In short a basis of fact embellished with successive layers of self-serving (for those who wanted the power to control their fellow citizens under the cloak of religion) bullshit. I don't have an issue with Jesus' philosophy just with the claptrap religion that surrounds it. As an atheist I can practice the basic tenets of most religions - they are, after all, generally common sense rules for co-existing with my fellow man.

My take on it and not issued as a challenge to those who choose to believe otherwise.
 
If I am wrong and find that there is existence after death I would definitely want to come back and let you all know (just like the great Houdini who vowed he would and we ain't heard from him since he popped it either) but so far I don't believe anyone has,
Maybe you're not allowed to come back and tell :D

Personally I reckon a 'Jesus somebody' probably lived around 2000 years ago and was a charismatic and compelling orator and natural leader with a benign philosophy. I also reckon he had a very advanced and creative PR company both before and after his death!
Yogi’s can shut their metabolism right down, far enough that in more primitive times they would have been pronounced dead. Through self hypnosis, it is possible to reduce the pain threshold to amazing proportions. There is some evidence that Jesus was not just an ordinary Jew, but that his branch of Judiasm was closely liked with the Qabala. Their teachings and studies into the world of magick (what is now known as science), would have almost certainly broached these subjects.

Many of the “miracles” offered in both the old and new testaments can now be explained by a combination of science and misinterpretation. Qabalists were revered teachers in their times, it could well be that this man was his time’s equivalent of our Steven Hawkins.

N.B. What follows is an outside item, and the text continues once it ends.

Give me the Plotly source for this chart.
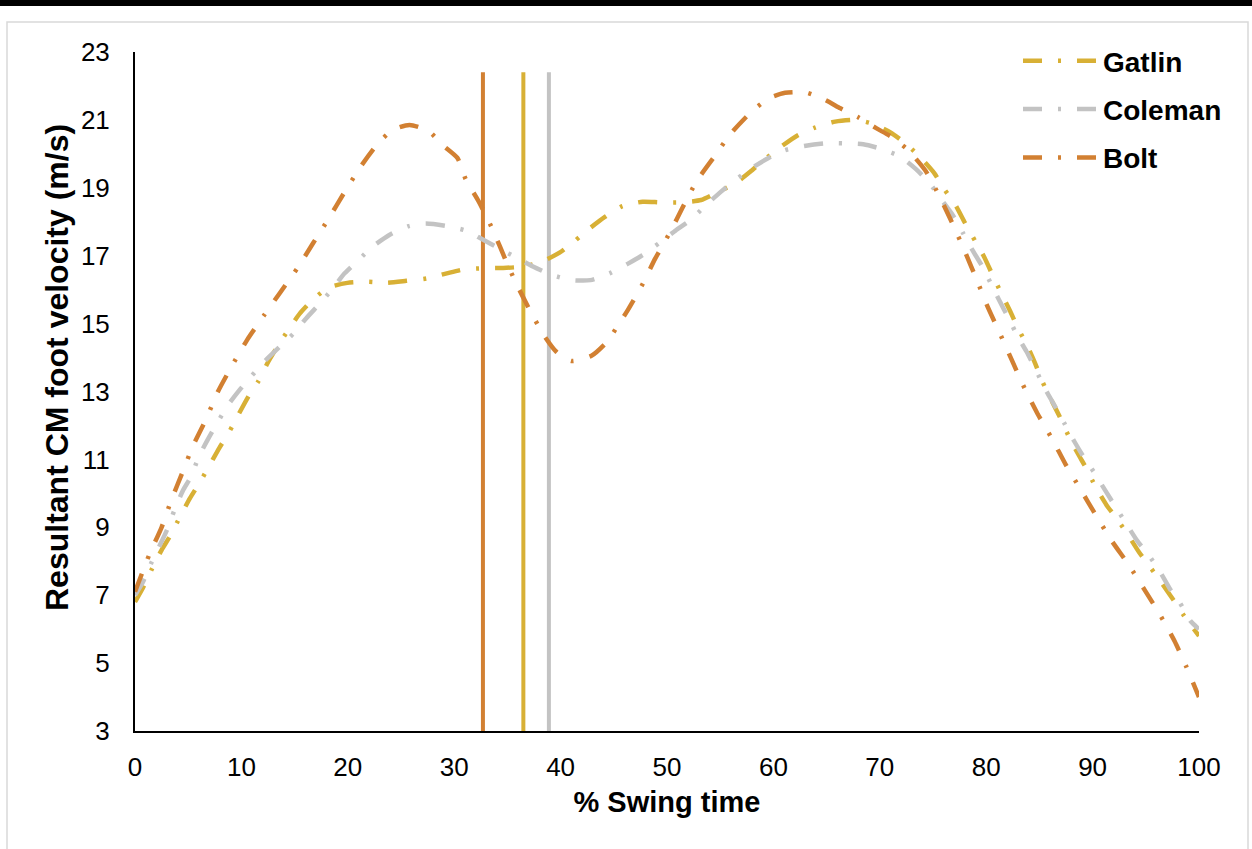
import plotly.graph_objects as go

# ---- data ----
gatlin_x = [0, 0.8, 1.6, 2.5, 3.35, 4.23, 5.17, 6.05, 6.98, 7.93, 8.87, 9.74, 10.65, 11.59, 12.44,
            13.47, 14.4, 15.5, 16.76, 18.17, 19.96, 21.9, 23.6, 25.5, 27.4, 29.3, 30.95, 32.7, 34.6,
            36.5, 38.2, 39.9, 41.35, 42.8, 44.2, 45.8, 47.7, 49.4, 51.3, 53.2, 54.7, 56.5, 58.0, 59.2,
            60.8, 62.3, 63.9, 65.8, 67.7, 69.2, 71.0, 72.6, 73.8, 75.1, 76.1, 77.1, 78.0, 79.0, 79.8,
            80.6, 81.5, 82.2, 83.0, 83.9, 84.6, 85.3, 86.2, 86.9, 87.7, 88.6, 89.4, 90.3, 91.3, 92.3,
            93.4, 94.4, 95.5, 96.55, 97.6, 98.6, 100]
gatlin_y = [6.8, 7.25, 7.78, 8.33, 8.77, 9.31, 9.86, 10.3, 10.81, 11.34, 11.82, 12.33, 12.85, 13.3, 13.83,
            14.37, 14.81, 15.3, 15.72, 16.06, 16.2, 16.23, 16.2, 16.26, 16.33, 16.48, 16.6, 16.63, 16.64,
            16.68, 16.82, 17.09, 17.44, 17.82, 18.15, 18.46, 18.59, 18.57, 18.57, 18.64, 18.86, 19.15, 19.52, 19.84,
            20.23, 20.55, 20.77, 20.95, 21.0, 20.9, 20.63, 20.26, 19.9, 19.44, 18.94, 18.5, 17.97, 17.41, 16.97,
            16.43, 15.84, 15.4, 14.86, 14.32, 13.83, 13.28, 12.7, 12.26, 11.72, 11.18, 10.74, 10.18, 9.66, 9.24,
            8.74, 8.25, 7.79, 7.33, 6.86, 6.39, 5.8]

coleman_x = [0, 0.7, 1.47, 2.3, 3.0, 3.7, 4.5, 5.26, 6.0, 6.9, 7.7, 8.7, 9.87, 10.96, 12.3, 13.6, 14.9,
             16.1, 17.4, 18.5, 19.7, 21.1, 22.3, 23.9, 25.7, 27.3, 29.2, 31.1, 32.6, 34.3, 36.0, 37.4,
             39.2, 41.1, 42.8, 44.6, 46.3, 47.7, 49.3, 50.8, 52.2, 53.6, 55.05, 56.3, 57.9, 59.5, 61.1,
             62.9, 64.8, 66.6, 68.45, 70.3, 71.9, 73.4, 74.7, 75.7, 76.85, 77.8, 78.6, 79.6, 80.5, 81.2,
             82.1, 83.0, 83.8, 84.7, 85.6, 86.4, 87.3, 88.3, 89.1, 90.2, 91.2, 92.1, 93.1, 94.2, 95.2,
             96.3, 97.3, 98.2, 99.2, 100]
coleman_y = [7.0, 7.36, 7.91, 8.45, 8.92, 9.5, 10.08, 10.49, 11.08, 11.62, 12.06, 12.58, 13.06, 13.46, 13.93, 14.32, 14.71,
             15.16, 15.6, 16.0, 16.48, 16.9, 17.26, 17.61, 17.87, 17.95, 17.88, 17.74, 17.49, 17.2, 16.92, 16.68,
             16.43, 16.28, 16.28, 16.48, 16.76, 17.02, 17.38, 17.74, 18.05, 18.47, 18.88, 19.2, 19.57, 19.87, 20.11,
             20.23, 20.31, 20.31, 20.28, 20.13, 19.92, 19.55, 19.13, 18.69, 18.2, 17.68, 17.22, 16.7, 16.14, 15.7,
             15.16, 14.6, 14.17, 13.61, 13.04, 12.6, 12.09, 11.52, 11.1, 10.59, 10.08, 9.63, 9.14, 8.6, 8.21,
             7.71, 7.17, 6.78, 6.24, 6.0]

bolt_x = [0, 1.35, 2.5, 3.45, 4.5, 5.45, 6.7, 7.8, 9.1, 10.5, 12.1, 13.7, 15.3, 16.76, 18.25, 19.67,
          21.2, 22.8, 24.2, 25.8, 27.6, 28.9, 30.3, 31.1, 32.3, 33.6, 35.0, 35.8, 37.1, 38.4, 39.6,
          41.0, 42.9, 44.3, 45.3, 46.3, 47.6, 48.9, 50.3, 51.5, 52.8, 54.4, 56.0, 58.0, 59.6, 61.1,
          63.0, 64.8, 66.3, 68.0, 69.7, 71.1, 72.6, 74.3, 75.7, 76.9, 78.0, 79.1, 80.1, 81.3, 82.4,
          83.6, 84.8, 86.2, 87.5, 88.9, 90.3, 91.8, 93.4, 94.9, 96.3, 97.7, 98.8, 100]
bolt_y = [7.1, 8.2, 9.0, 9.83, 10.65, 11.4, 12.2, 13.0, 13.75, 14.5, 15.23, 15.94, 16.65, 17.38, 18.12, 18.86,
          19.62, 20.29, 20.7, 20.85, 20.67, 20.26, 19.88, 19.24, 18.6, 17.78, 16.75, 16.2, 15.4, 14.67, 14.17,
          13.9, 14.05, 14.44, 14.9, 15.39, 16.1, 16.92, 17.7, 18.44, 19.2, 19.9, 20.6, 21.26, 21.64, 21.8,
          21.81, 21.6, 21.34, 21.07, 20.75, 20.5, 20.13, 19.5, 18.69, 17.9, 17.12, 16.3, 15.52, 14.7, 13.93,
          13.1, 12.36, 11.6, 10.83, 10.1, 9.36, 8.6, 7.89, 7.15, 6.44, 5.65, 4.9, 4.0]

# vertical markers (% swing time) and their top value
marker_names = ["Bolt", "Gatlin", "Coleman"]
marker_x = [32.7, 36.5, 38.9]
marker_top = 22.4
y_min, y_max = 3, 23

x_title = "% Swing time"
y_title = "Resultant CM foot velocity (m/s)"

colors = {"Gatlin": "#D8B035", "Coleman": "#C3C3C3", "Bolt": "#D28032"}
FONT = "Liberation Sans, Arial, sans-serif"
DASH = "19px,16px,3px,16px"

fig = go.Figure()

for name, xv in zip(marker_names, marker_x):
    fig.add_trace(go.Scatter(x=[xv, xv], y=[y_min, marker_top], mode="lines",
                             line=dict(color=colors[name], width=4), showlegend=False,
                             hoverinfo="skip"))

series = [("Gatlin", gatlin_x, gatlin_y), ("Coleman", coleman_x, coleman_y), ("Bolt", bolt_x, bolt_y)]
for name, xs, ys in series:
    fig.add_trace(go.Scatter(x=xs, y=ys, mode="lines", name=name, legendgroup=name,
                             line=dict(color=colors[name], width=4.5, dash=DASH, shape="spline",
                                       smoothing=0.6)))

W, H = 1252, 849
L, R, T, B = 135, 53, 52, 118
pw, ph = W - L - R, H - T - B

def px_to_paper_x(p):
    return (p - L) / pw

def px_to_paper_y(p):
    return (H - B - p) / ph

shapes = [
    # outer light grey chart frame
    dict(type="rect", xref="paper", yref="paper",
         x0=px_to_paper_x(7), x1=px_to_paper_x(1248), y0=px_to_paper_y(860), y1=px_to_paper_y(22),
         line=dict(color="#D9D9D9", width=1.5), fillcolor="rgba(0,0,0,0)", layer="below"),
    # thick black rule at the very top
    dict(type="rect", xref="paper", yref="paper",
         x0=px_to_paper_x(-5), x1=px_to_paper_x(1260), y0=px_to_paper_y(6), y1=px_to_paper_y(-5),
         line=dict(width=0), fillcolor="#000000", layer="above"),
]

annotations = [
    dict(text=y_title, textangle=-90, xref="paper", yref="paper",
         x=px_to_paper_x(57), y=px_to_paper_y(368), xanchor="center", yanchor="middle",
         showarrow=False, font=dict(family=FONT, size=32, color="#000000", weight="bold")),
]

fig.update_layout(
    width=W, height=H,
    margin=dict(l=L, r=R, t=T, b=B, autoexpand=False),
    paper_bgcolor="white", plot_bgcolor="white",
    font=dict(family=FONT, color="#000000", size=26),
    shapes=shapes,
    annotations=annotations,
    showlegend=True,
    legend=dict(x=px_to_paper_x(1018), y=px_to_paper_y(36), xanchor="left", yanchor="top",
                font=dict(family=FONT, size=28, color="#000000", weight="bold"),
                bgcolor="rgba(0,0,0,0)", itemwidth=75, tracegroupgap=9,
                traceorder="grouped"),
    xaxis=dict(range=[0, 100], tick0=0, dtick=10, showgrid=False, zeroline=False,
               showline=True, linecolor="#000000", linewidth=2, ticks="",
               tickfont=dict(family=FONT, size=26, color="#000000"),
               ticklabelstandoff=12,
               title=dict(text=x_title, standoff=10,
                          font=dict(family=FONT, size=29, color="#000000", weight="bold")),
               automargin=False),
    yaxis=dict(range=[y_min, y_max], tick0=3, dtick=2, showgrid=False, zeroline=False,
               showline=True, linecolor="#000000", linewidth=2, ticks="",
               tickfont=dict(family=FONT, size=26, color="#000000"),
               ticklabelstandoff=18,
               automargin=False),
)

fig.write_html("out.html")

On the other hand, maybe he was the messiah and will be back any minute now to smote us all for our blasphemy.
 
It can require just as big a leap in faith for some people to think there was no superbeing involved.

My point is that either side is based on faith.

Mike, didn't we have this conversation about 1000 posts ago? Or am I imagining things?

It doesn't require a leap of faith to think something that is based on the odds is extremely likely.

To bring up Barry's point, if no one has ever come back from the dead, is it more likely that there is or isn't an afterlife? If god has never once popped up in all of human history, is it more likely that he exists or doesn't exist? You only need faith to make an assumption that is against the odds, i.e., there is an afterlife, or there is a god. You do not need faith to see that the odds are extremely long.

Think about it this way. If there were not a god, would we ever see him? The answer is an absolute no. Now what if there were a god, would we ever see him? The answer could be yes or no, right? So given the fact that we have never seen him, that indicates that the odds are in favor of possibility 1, there is no god. There is no "faith" involved in this type of evaluation, just simple common sense.